### PROMPT
Restate the lines word for word, from the first line of the records through the line containing "(ae) at (12,335)". Leave out the pictures and anything after that line.

### DATA PROVIDED
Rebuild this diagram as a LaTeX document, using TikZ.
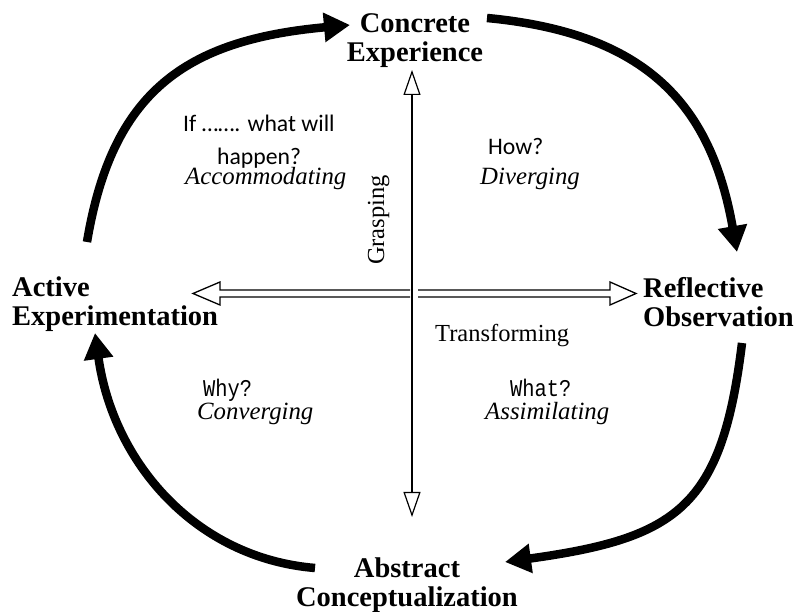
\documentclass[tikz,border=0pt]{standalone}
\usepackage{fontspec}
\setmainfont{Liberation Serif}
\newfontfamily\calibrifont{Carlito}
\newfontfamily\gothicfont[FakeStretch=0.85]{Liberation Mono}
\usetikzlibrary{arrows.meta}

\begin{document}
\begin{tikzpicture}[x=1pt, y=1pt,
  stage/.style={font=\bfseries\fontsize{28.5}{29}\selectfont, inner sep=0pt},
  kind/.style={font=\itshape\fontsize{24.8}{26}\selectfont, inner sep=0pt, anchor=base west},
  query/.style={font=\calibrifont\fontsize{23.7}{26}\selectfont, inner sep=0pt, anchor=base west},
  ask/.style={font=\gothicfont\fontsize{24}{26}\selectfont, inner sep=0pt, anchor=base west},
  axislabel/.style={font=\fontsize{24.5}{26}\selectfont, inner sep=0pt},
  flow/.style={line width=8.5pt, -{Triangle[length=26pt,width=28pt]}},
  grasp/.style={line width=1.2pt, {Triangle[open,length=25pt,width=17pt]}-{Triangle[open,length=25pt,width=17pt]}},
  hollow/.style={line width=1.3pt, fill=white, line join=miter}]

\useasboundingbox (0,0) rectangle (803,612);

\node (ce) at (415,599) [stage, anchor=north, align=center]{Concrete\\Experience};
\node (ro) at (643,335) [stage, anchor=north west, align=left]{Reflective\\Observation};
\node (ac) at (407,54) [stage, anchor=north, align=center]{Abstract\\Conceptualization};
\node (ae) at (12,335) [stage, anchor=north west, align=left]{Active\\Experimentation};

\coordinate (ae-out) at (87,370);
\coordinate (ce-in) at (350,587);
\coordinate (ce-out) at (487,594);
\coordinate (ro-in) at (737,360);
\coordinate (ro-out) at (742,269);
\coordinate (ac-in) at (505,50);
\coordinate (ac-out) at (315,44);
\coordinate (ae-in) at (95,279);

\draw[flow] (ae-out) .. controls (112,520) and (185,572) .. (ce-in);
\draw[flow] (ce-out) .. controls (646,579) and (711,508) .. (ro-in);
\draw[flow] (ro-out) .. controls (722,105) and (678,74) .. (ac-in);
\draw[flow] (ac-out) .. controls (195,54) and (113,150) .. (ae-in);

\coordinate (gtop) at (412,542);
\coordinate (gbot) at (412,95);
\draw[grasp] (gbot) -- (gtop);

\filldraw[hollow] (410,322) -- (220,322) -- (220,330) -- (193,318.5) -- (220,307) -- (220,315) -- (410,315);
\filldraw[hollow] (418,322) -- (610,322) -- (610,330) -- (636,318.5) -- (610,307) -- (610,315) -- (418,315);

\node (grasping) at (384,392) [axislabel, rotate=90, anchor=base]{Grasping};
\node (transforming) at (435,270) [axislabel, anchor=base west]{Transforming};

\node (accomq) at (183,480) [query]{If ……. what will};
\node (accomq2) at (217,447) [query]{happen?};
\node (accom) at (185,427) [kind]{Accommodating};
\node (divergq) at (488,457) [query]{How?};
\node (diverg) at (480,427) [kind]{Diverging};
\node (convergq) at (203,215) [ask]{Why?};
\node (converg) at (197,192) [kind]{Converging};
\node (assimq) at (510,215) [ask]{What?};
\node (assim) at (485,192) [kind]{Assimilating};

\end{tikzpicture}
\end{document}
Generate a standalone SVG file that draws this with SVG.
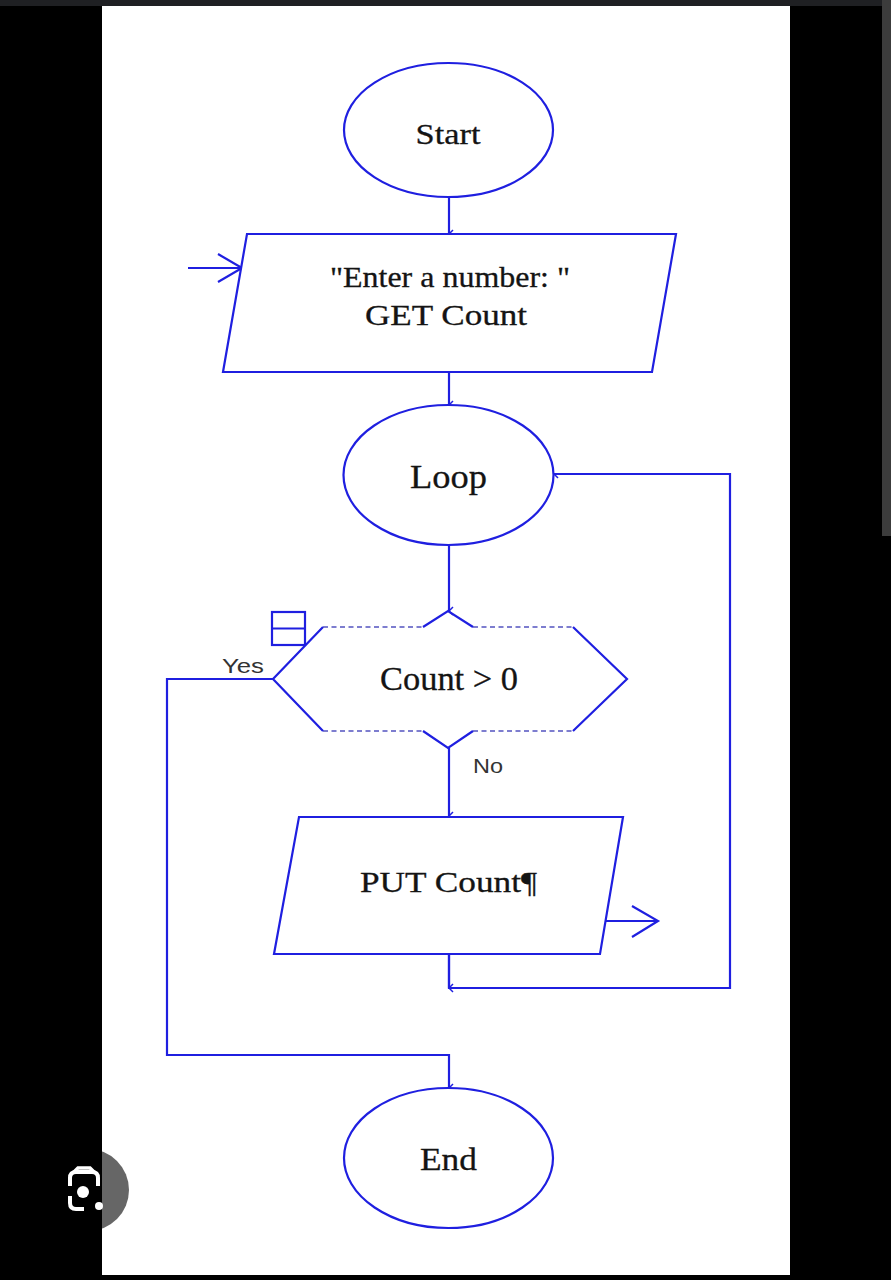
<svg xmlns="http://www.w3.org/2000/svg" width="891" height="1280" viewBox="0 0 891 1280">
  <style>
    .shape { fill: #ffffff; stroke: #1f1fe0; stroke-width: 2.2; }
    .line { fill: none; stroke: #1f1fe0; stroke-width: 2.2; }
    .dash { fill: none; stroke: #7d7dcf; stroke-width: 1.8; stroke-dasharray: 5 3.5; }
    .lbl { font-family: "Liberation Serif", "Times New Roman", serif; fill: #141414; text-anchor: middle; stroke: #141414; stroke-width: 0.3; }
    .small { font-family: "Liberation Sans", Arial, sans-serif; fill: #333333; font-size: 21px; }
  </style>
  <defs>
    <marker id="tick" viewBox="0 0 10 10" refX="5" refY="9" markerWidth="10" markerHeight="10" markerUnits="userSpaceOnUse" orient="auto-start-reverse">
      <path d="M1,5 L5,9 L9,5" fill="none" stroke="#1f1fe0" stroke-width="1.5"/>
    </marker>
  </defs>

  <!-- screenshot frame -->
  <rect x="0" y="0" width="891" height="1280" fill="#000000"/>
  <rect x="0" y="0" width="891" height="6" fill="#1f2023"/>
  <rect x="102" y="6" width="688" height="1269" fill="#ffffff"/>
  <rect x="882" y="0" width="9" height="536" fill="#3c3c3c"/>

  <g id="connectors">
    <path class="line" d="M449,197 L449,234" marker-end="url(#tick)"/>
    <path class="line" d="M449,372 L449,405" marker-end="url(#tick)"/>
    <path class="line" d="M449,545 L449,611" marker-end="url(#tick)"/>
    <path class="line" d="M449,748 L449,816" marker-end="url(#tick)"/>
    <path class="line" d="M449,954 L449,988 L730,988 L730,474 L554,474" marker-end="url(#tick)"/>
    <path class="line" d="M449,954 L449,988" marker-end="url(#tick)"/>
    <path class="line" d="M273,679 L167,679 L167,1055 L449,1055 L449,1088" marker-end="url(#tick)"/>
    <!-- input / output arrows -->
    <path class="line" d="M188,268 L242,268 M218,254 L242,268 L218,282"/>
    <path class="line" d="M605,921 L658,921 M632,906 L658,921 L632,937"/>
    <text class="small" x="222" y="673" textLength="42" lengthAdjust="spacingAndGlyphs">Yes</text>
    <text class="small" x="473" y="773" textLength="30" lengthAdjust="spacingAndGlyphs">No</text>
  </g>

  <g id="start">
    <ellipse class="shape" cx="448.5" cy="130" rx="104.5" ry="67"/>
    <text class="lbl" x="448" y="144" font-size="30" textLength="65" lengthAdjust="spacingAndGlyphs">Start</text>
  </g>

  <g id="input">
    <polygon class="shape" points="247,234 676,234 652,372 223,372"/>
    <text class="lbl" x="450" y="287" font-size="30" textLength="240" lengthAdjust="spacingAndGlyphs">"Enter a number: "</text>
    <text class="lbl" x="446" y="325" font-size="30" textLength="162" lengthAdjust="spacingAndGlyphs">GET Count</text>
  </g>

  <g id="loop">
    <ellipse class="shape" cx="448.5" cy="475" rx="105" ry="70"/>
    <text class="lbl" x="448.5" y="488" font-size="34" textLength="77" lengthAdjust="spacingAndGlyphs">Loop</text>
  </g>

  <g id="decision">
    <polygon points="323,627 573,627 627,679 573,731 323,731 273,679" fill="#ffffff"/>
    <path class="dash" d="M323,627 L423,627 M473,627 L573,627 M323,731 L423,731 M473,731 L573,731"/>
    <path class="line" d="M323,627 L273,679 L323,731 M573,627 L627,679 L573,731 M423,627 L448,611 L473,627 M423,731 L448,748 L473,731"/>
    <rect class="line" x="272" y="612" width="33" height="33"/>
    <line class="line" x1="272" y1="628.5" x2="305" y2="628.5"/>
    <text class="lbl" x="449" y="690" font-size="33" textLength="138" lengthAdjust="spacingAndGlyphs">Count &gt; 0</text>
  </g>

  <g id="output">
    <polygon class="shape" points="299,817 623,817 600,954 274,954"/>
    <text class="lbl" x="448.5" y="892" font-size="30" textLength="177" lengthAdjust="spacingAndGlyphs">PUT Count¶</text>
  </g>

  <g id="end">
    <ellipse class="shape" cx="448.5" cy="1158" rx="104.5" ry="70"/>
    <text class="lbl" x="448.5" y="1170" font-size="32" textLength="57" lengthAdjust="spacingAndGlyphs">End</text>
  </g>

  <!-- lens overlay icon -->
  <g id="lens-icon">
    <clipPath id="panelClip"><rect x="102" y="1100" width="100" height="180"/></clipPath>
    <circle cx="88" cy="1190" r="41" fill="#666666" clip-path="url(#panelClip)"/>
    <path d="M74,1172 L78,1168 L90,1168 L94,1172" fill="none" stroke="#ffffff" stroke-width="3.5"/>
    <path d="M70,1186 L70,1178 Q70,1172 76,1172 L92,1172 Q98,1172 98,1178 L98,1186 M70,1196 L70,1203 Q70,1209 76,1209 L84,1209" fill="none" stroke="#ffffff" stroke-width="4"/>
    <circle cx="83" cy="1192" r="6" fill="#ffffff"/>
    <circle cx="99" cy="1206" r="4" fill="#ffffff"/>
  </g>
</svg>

### EXERCISE RESULT
Rebuild this diagram as a LaTeX document, using TikZ.
\documentclass[tikz,border=0pt]{standalone}
\usepackage{fontspec}
\setmainfont{Liberation Serif}
\newfontfamily\calibrifont{Carlito}
\newfontfamily\gothicfont[FakeStretch=0.85]{Liberation Mono}
\usetikzlibrary{arrows.meta}

\begin{document}
\begin{tikzpicture}[x=1pt, y=1pt,
  stage/.style={font=\bfseries\fontsize{28.5}{29}\selectfont, inner sep=0pt},
  kind/.style={font=\itshape\fontsize{24.8}{26}\selectfont, inner sep=0pt, anchor=base west},
  query/.style={font=\calibrifont\fontsize{23.7}{26}\selectfont, inner sep=0pt, anchor=base west},
  ask/.style={font=\gothicfont\fontsize{24}{26}\selectfont, inner sep=0pt, anchor=base west},
  axislabel/.style={font=\fontsize{24.5}{26}\selectfont, inner sep=0pt},
  flow/.style={line width=8.5pt, -{Triangle[length=26pt,width=28pt]}},
  grasp/.style={line width=1.2pt, {Triangle[open,length=25pt,width=17pt]}-{Triangle[open,length=25pt,width=17pt]}},
  hollow/.style={line width=1.3pt, fill=white, line join=miter}]

\useasboundingbox (0,0) rectangle (803,612);

\node (ce) at (415,599) [stage, anchor=north, align=center]{Concrete\\Experience};
\node (ro) at (643,335) [stage, anchor=north west, align=left]{Reflective\\Observation};
\node (ac) at (407,54) [stage, anchor=north, align=center]{Abstract\\Conceptualization};
\node (ae) at (12,335) [stage, anchor=north west, align=left]{Active\\Experimentation};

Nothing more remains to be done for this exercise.